The real architects of our misery and hardship reside in Westminster. It is they who introduced legislation designed to allow bosses to act with impunity and pay poverty wages. The only way we can really improve our lives is not as some would have you believe, by blaming other poor workers from other countries, it is through standing together in solidarity. By organising and combining that we become stronger as our fabulous members are showing through their decision to ballot for strike action in McDonalds.

Our members in McDonalds are both born in the UK and outside the UK, and where the bosses have separated groups of workers by pitting certain nationalities against each other, the workers organised have stood together and fought to win change for all, even organising themed social events to welcome each other in the face of the bosses ‘attempts to create divisions in the workplace.

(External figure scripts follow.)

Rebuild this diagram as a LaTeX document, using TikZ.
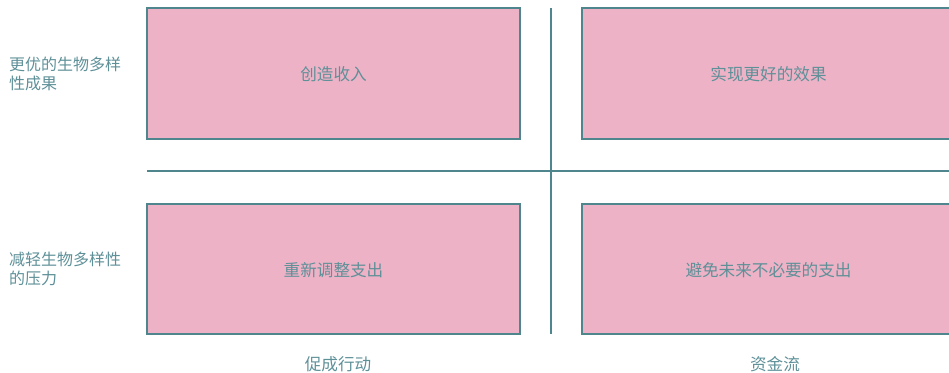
\documentclass[tikz,border=0pt]{standalone}
\usepackage{fontspec}
\newfontfamily\cjk{Noto Sans CJK SC}
\definecolor{boxfill}{HTML}{EDB2C6}
\definecolor{edge}{HTML}{4F858C}
\definecolor{txt}{HTML}{5E9098}
\begin{document}
\begin{tikzpicture}[x=1pt,y=-1pt,
  quad/.style={draw=edge,line width=1.5pt,fill=boxfill},
  boxtext/.style={text=txt,font=\cjk\fontsize{16.6}{19}\selectfont},
  sidetext/.style={text=txt,font=\cjk\fontsize{16}{19}\selectfont,align=left,anchor=west},
  divider/.style={draw=edge,line width=1.5pt}]
\useasboundingbox (0,0) rectangle (949,372);
\begin{scope}
\clip (0,0) rectangle (949,372);
\draw[quad] (147,8) rectangle (520,139);
\draw[quad] (582,8) rectangle (956,139);
\draw[quad] (147,204) rectangle (520,334);
\draw[quad] (582,204) rectangle (956,334);
\coordinate (vtop) at (551,8);
\coordinate (vbot) at (551,334);
\coordinate (hl) at (147,171);
\coordinate (hr) at (950,171);
\draw[divider] (vtop) -- (vbot);
\draw[divider] (hl) -- (hr);
\end{scope}
\node[boxtext] (a) at (333.5,74) {创造收入};
\node[boxtext] (b) at (768.5,74) {实现更好的效果};
\node[boxtext] (c) at (333.5,270) {重新调整支出};
\node[boxtext] (d) at (768.5,270) {避免未来不必要的支出};
\node[sidetext] (e) at (5.5,74) {更优的生物多样\\性成果};
\node[sidetext] (f) at (5.5,269) {减轻生物多样性\\的压力};
\node[boxtext] (g) at (338,364) {促成行动};
\node[boxtext] (h) at (775,364) {资金流};
\end{tikzpicture}
\end{document}
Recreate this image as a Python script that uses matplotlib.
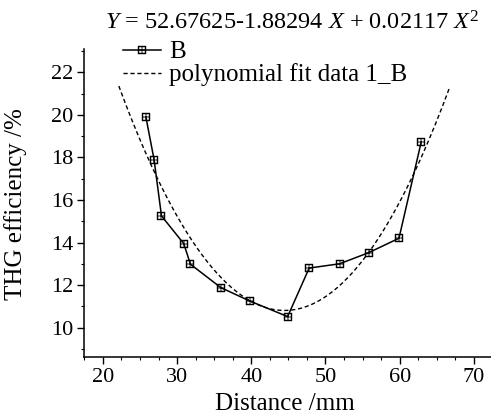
import matplotlib
matplotlib.use("Agg")
import matplotlib.pyplot as plt
import numpy as np
from matplotlib.ticker import MultipleLocator

plt.rcParams['font.family'] = ['Liberation Serif', 'DejaVu Serif']
plt.rcParams['mathtext.fontset'] = 'custom'
plt.rcParams['mathtext.rm'] = 'Liberation Serif'
plt.rcParams['mathtext.it'] = 'Liberation Serif:italic'

# measured points (series B)
distance = [25.8, 26.9, 27.9, 30.9, 31.8, 35.9, 39.8, 44.9, 47.8, 51.9, 55.8, 59.9, 62.9]
efficiency = [19.9, 17.9, 15.25, 13.95, 12.98, 11.88, 11.25, 10.52, 12.8, 13.0, 13.52, 14.2, 18.73]

# quadratic fit coefficients, Y = a + b X + c X^2
fit_coef = [52.67625, -1.88294, 0.02117]
fit_range = [22.15, 66.65]

x_ticks = [20, 30, 40, 50, 60, 70]
y_ticks = [10, 12, 14, 16, 18, 20, 22]

fig = plt.figure(figsize=(4.91, 4.18), dpi=100)
ax = fig.add_axes([84.3 / 491, 1 - 357 / 418, 1 - 84.3 / 491, (357 - 49.3) / 418])

xf = np.linspace(fit_range[0], fit_range[1], 200)
yf = fit_coef[0] + fit_coef[1] * xf + fit_coef[2] * xf ** 2

ax.plot(distance, efficiency, color='black', lw=1.1, marker=r'$\boxplus$', ms=6,
        mew=0.3, label='B')
ax.plot(xf, yf, color='black', lw=1.0, ls=(0, (3, 2)), label='polynomial fit data 1_B')

ax.set_xlim(17.5, 72.3)
ax.set_ylim(8.62, 23.08)
ax.set_xticks(x_ticks)
ax.set_yticks(y_ticks)
ax.xaxis.set_minor_locator(MultipleLocator(2.5))
ax.yaxis.set_minor_locator(MultipleLocator(1))
ax.tick_params(which='major', direction='out', length=5, width=1, labelsize=16, pad=3)
ax.tick_params(which='minor', direction='out', length=2.5, width=0.8)
for s in ['top', 'right']:
    ax.spines[s].set_visible(False)
for s in ['left', 'bottom']:
    ax.spines[s].set_linewidth(1.1)

ax.legend(loc='upper left', bbox_to_anchor=(123 / 491, 1 - 41 / 418),
          bbox_transform=fig.transFigure, frameon=False, fontsize=18,
          handlelength=1.5, handletextpad=0.33, labelspacing=0.0, borderpad=0,
          borderaxespad=0)

fig.text(292 / 491, 1 - 23 / 418,
         r'$Y$ = 52.67625-1.88294 $X$ + 0.02117 $X^2$',
         ha='center', va='center', fontsize=17.5)
fig.text(285 / 491, 1 - 404 / 418, 'Distance /mm', ha='center', va='center', fontsize=18)
fig.text(16 / 491, 1 - 204 / 418, 'THG efficiency /%', ha='center', va='center',
         rotation=90, fontsize=18)

fig.savefig('out.png', dpi=100)
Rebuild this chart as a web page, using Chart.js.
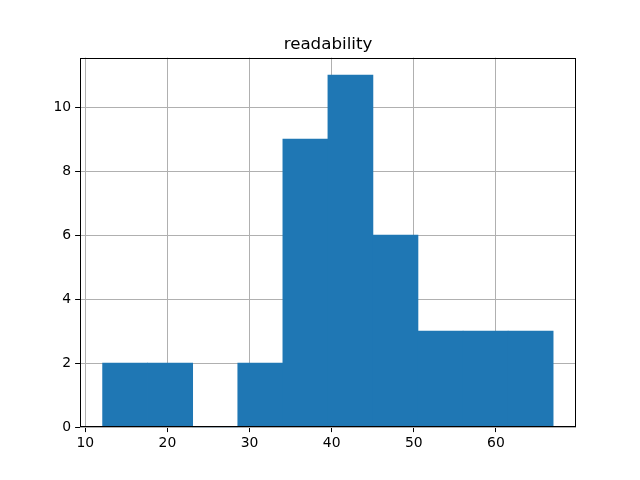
<!DOCTYPE html>
<html>
<head>
<meta charset="utf-8">
<script src="https://cdn.jsdelivr.net/npm/chart.js@4"></script>
<style>
  html, body { margin: 0; padding: 0; background: #fff; }
  #wrap { width: 640px; height: 480px; position: relative; }
</style>
</head>
<body>
<div id="wrap"><canvas id="c" width="640" height="480"></canvas></div>
<script>
// Histogram of "readability": 10 bins
const chartTitle = 'readability';
const binEdges = [12.1, 17.59, 23.07, 28.56, 34.05, 39.54, 45.02, 50.51, 56.0, 61.48, 66.97];
const binCounts = [2, 2, 0, 2, 9, 11, 6, 3, 3, 3];
const xTicks = [10, 20, 30, 40, 50, 60];
const yTicks = [0, 2, 4, 6, 8, 10];

const points = binCounts.map((c, i) => ({ x: (binEdges[i] + binEdges[i + 1]) / 2, y: c }));
const FONT = 'DejaVu Sans';

const framePlugin = {
  id: 'frame',
  afterDraw(chart) {
    const { ctx, chartArea: a } = chart;
    const l = Math.round(a.left) + 0.5, r = Math.round(a.right) - 0.5;
    const t = Math.round(a.top) + 0.5, b = Math.round(a.bottom) - 0.5;
    ctx.save();
    ctx.strokeStyle = '#000';
    ctx.lineWidth = 1;
    ctx.strokeRect(l, t, r - l, b - t);
    ctx.fillStyle = '#000';
    ctx.font = '16.7px "' + FONT + '"';
    ctx.textAlign = 'center';
    ctx.textBaseline = 'alphabetic';
    ctx.fillText(chartTitle, (a.left + a.right) / 2, a.top - 8.3);
    ctx.restore();
  }
};

new Chart(document.getElementById('c'), {
  type: 'bar',
  data: {
    datasets: [{
      data: points,
      backgroundColor: '#1f77b4',
      borderWidth: 0,
      barPercentage: 1,
      categoryPercentage: 1
    }]
  },
  options: {
    responsive: false,
    animation: false,
    devicePixelRatio: 1,
    layout: { padding: { left: 0, right: 64, top: 57.6, bottom: 0 } },
    plugins: { legend: { display: false }, tooltip: { enabled: false }, title: { display: false } },
    scales: {
      x: {
        type: 'linear',
        min: 9.35,
        max: 69.75,
        offset: false,
        z: 1,
        afterFit(s) { s.height = 52.8; },
        afterBuildTicks(s) { s.ticks = xTicks.map(v => ({ value: v })); },
        ticks: { color: '#000', font: { family: FONT, size: 13.9 }, padding: 3, maxRotation: 0, includeBounds: false },
        grid: { color: '#b0b0b0', lineWidth: 1, tickColor: '#000', tickLength: 4.9, drawTicks: true, offset: false },
        border: { display: false }
      },
      y: {
        type: 'linear',
        min: 0,
        max: 11.55,
        z: 1,
        afterFit(s) { s.width = 80; },
        afterBuildTicks(s) { s.ticks = yTicks.map(v => ({ value: v })); },
        ticks: { color: '#000', font: { family: FONT, size: 13.9 }, padding: 4, includeBounds: false },
        grid: { color: '#b0b0b0', lineWidth: 1, tickColor: '#000', tickLength: 4.9, drawTicks: true },
        border: { display: false }
      }
    }
  },
  plugins: [framePlugin]
});
</script>
</body>
</html>
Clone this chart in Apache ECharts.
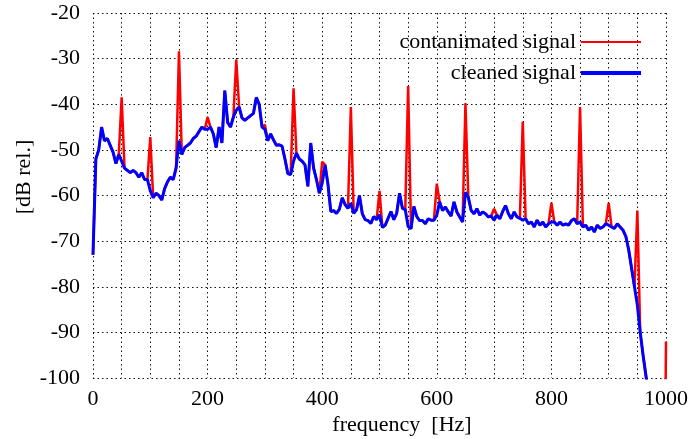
<!DOCTYPE html>
<html>
<head>
<meta charset="utf-8">
<script src="https://cdn.jsdelivr.net/npm/echarts@6/dist/echarts.min.js"></script>
<style>
html,body{margin:0;padding:0;background:#fff;}
#chart{width:691px;height:439px;}
</style>
</head>
<body>
<div id="chart"></div>
<script>
// Frequency step of the spectrum (Hz)
const freqStep = 5;
// Cleaned spectrum [dB rel.], one value every 5 Hz starting at 0 Hz
const cleaned = [
  -73, -52, -50, -45, -48, -47.5, -49, -50.5, -53, -51,
  -52.5, -54, -54.5, -55, -54.5, -55, -56, -55, -56.5, -56.5,
  -59, -60.5, -59.5, -60, -61, -58.5, -57, -56, -56.5, -54,
  -48, -51, -49.5, -49, -48.5, -47.5, -47, -46, -45, -45.5,
  -45.5, -45, -46.5, -49.5, -45, -48.5, -37, -44, -45, -42.8,
  -41.3, -40.6, -43, -43.5, -43, -42.5, -42, -38.5, -40, -45,
  -45.5, -48, -46.5, -47.8, -49, -48.9, -49.2, -52, -55.2, -55.4,
  -52.5, -50.7, -52, -52.5, -53.3, -58, -48.5, -54, -56.5, -59.5,
  -57.3, -53.3, -57.5, -63.5, -63.3, -63.9, -63, -60.5, -62, -62.8,
  -61.7, -63.9, -63.1, -60, -64, -65.3, -65.5, -66.1, -64.6, -65.3,
  -64.2, -67, -66.5, -65, -63.5, -65.3, -63.9, -59.5, -62.8, -63.1,
  -66.8, -67.3, -62.4, -64.6, -65.5, -65.5, -66.2, -65.1, -65.4, -65.4,
  -64.3, -61.4, -63.3, -62.5, -63.6, -64.5, -61.4, -63.6, -64.7, -65.8,
  -59.3, -60.4, -63.3, -64, -62.9, -64.3, -63.6, -64, -64.7, -64.5,
  -65.4, -64.3, -65.1, -63.5, -62.2, -64, -65.1, -63.6, -64.7, -65,
  -65.4, -65.1, -66.2, -65.8, -66.9, -65.4, -66.5, -65.8, -66.9, -66.2,
  -65.8, -65.8, -66.5, -65.8, -66.5, -66.2, -66.5, -65.5, -65.1, -66.2,
  -65.8, -66.9, -66.5, -67.6, -66.9, -68, -66.5, -67.2, -66.9, -66.2,
  -66.5, -66.9, -67.2, -66.2, -66.9, -67.6, -69, -72, -76, -80,
  -84, -90, -95, -99.5, -104
];
// Mains hum harmonics in the contaminated signal
const humFreqs = [50, 100, 150, 200, 250, 300, 350, 400, 450, 500, 550, 600, 650, 700, 750, 800, 850, 900, 950, 1000];
const humPeaks = [-38.5, -47.2, -28.4, -42.8, -30.2, -44.5, -36.5, -52.6, -40.6, -59, -36, -57.4, -39.8, -62.9, -43.8, -61.6, -40.6, -61.6, -63.3, -92];
// off-chart level just before the 1000 Hz line
const tailLevel = -106;

const xTicks = [0, 200, 400, 600, 800, 1000];
const yTicks = [-100, -90, -80, -70, -60, -50, -40, -30, -20];

const cleanedData = cleaned.map((v, i) => [i * freqStep, v]);
const contaminatedData = cleanedData.map(p => {
  const k = humFreqs.indexOf(p[0]);
  return k >= 0 ? [p[0], humPeaks[k]] : [p[0], p[1]];
});
const lastF = cleanedData[cleanedData.length - 1][0];
humFreqs.forEach((f, k) => {
  if (f > lastF) {
    contaminatedData.push([f - 1, tailLevel]);
    contaminatedData.push([f, humPeaks[k]]);
  }
});

const FONT = '"Liberation Serif", "Times New Roman", serif';
const chart = echarts.init(document.getElementById('chart'));
const dotted = { color: '#111', width: 1, type: [1.5, 3] };
chart.setOption({
  animation: false,
  backgroundColor: '#fff',
  grid: { left: 93, right: 24, top: 13, bottom: 61, containLabel: false },
  xAxis: {
    type: 'value', min: 0, max: 1000, interval: 50,
    axisLine: { show: false }, axisTick: { show: false },
    splitLine: { show: true, lineStyle: dotted },
    axisLabel: {
      color: '#000', fontFamily: FONT, fontSize: 22, margin: 10,
      formatter: v => xTicks.indexOf(v) >= 0 ? String(v) : ''
    }
  },
  yAxis: {
    type: 'value', min: -100, max: -20, interval: 10,
    axisLine: { show: false }, axisTick: { show: false },
    splitLine: { show: true, lineStyle: dotted },
    axisLabel: {
      color: '#000', fontFamily: FONT, fontSize: 22, margin: 13,
      formatter: v => yTicks.indexOf(v) >= 0 ? String(v) : ''
    }
  },
  legend: [
    {
      data: [{ name: 'contanimated signal', icon: 'rect' }],
      right: 45, top: 26, align: 'right', itemWidth: 60, itemHeight: 2,
      textStyle: { color: '#000', fontFamily: FONT, fontSize: 22, lineHeight: 22 }
    },
    {
      data: [{ name: 'cleaned signal', icon: 'rect' }],
      right: 45, top: 57, align: 'right', itemWidth: 60, itemHeight: 4,
      textStyle: { color: '#000', fontFamily: FONT, fontSize: 22, lineHeight: 22 }
    }
  ],
  graphic: [
    {
      type: 'text', x: 402, y: 425,
      style: { text: 'frequency  [Hz]', font: '22px ' + FONT, fill: '#000',
               textAlign: 'center', textVerticalAlign: 'middle', align: 'center', verticalAlign: 'middle' }
    },
    {
      type: 'text', x: 24, y: 177, rotation: Math.PI / 2,
      style: { text: '[dB rel.]', font: '22px ' + FONT, fill: '#000',
               textAlign: 'center', textVerticalAlign: 'middle', align: 'center', verticalAlign: 'middle' }
    }
  ],
  series: [
    {
      name: 'contanimated signal', type: 'line', data: contaminatedData,
      showSymbol: false, symbol: 'none', clip: true,
      lineStyle: { color: '#ff0000', width: 2.5 }, itemStyle: { color: '#ff0000' }
    },
    {
      name: 'cleaned signal', type: 'line', data: cleanedData,
      showSymbol: false, symbol: 'none', clip: true,
      lineStyle: { color: '#0000ff', width: 3 }, itemStyle: { color: '#0000ff' }
    }
  ]
});
</script>
</body>
</html>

Our union has held the long term view that we should have a planned economy with an ability to own and control the means of production. Our members saw the EU as a gravy train, working in the interests of wealthy elites and industrial scale tax avoidance. They felt that leaving the EU would give the UK the best opportunity to renationalise our key industries and begin a programme of manufacturing on a scale that would allow us to be self-sufficient and independent while enjoying solid trading relationships with other countries. Obviously, a key component in terms of facilitating this is continued freedom of movement.

Many of our members come from communities that voted to leave the EU. They are a reflection of real life that the movers and shakers in both the Leave and Remain campaigns took for granted. We weren’t surprised by the outcome of the EU referendum; after decades of politicians heaping blame on the EU for everything from the shape of fruit to personal hardship, what else could we possibly expect? However, we cannot allow migrant labour to remain as a political football to give succour to the prejudices of the uninformed. Given the same rights and freedoms as UK citizens, foreign workers have the ability to ensure that the UK actually makes a success of Brexit, one that benefits the many, rather than the few.

Ian Hodon is President of the Bakers and Allied Food Workers Union and founding signatory of the Labour Campaign for Free Movement.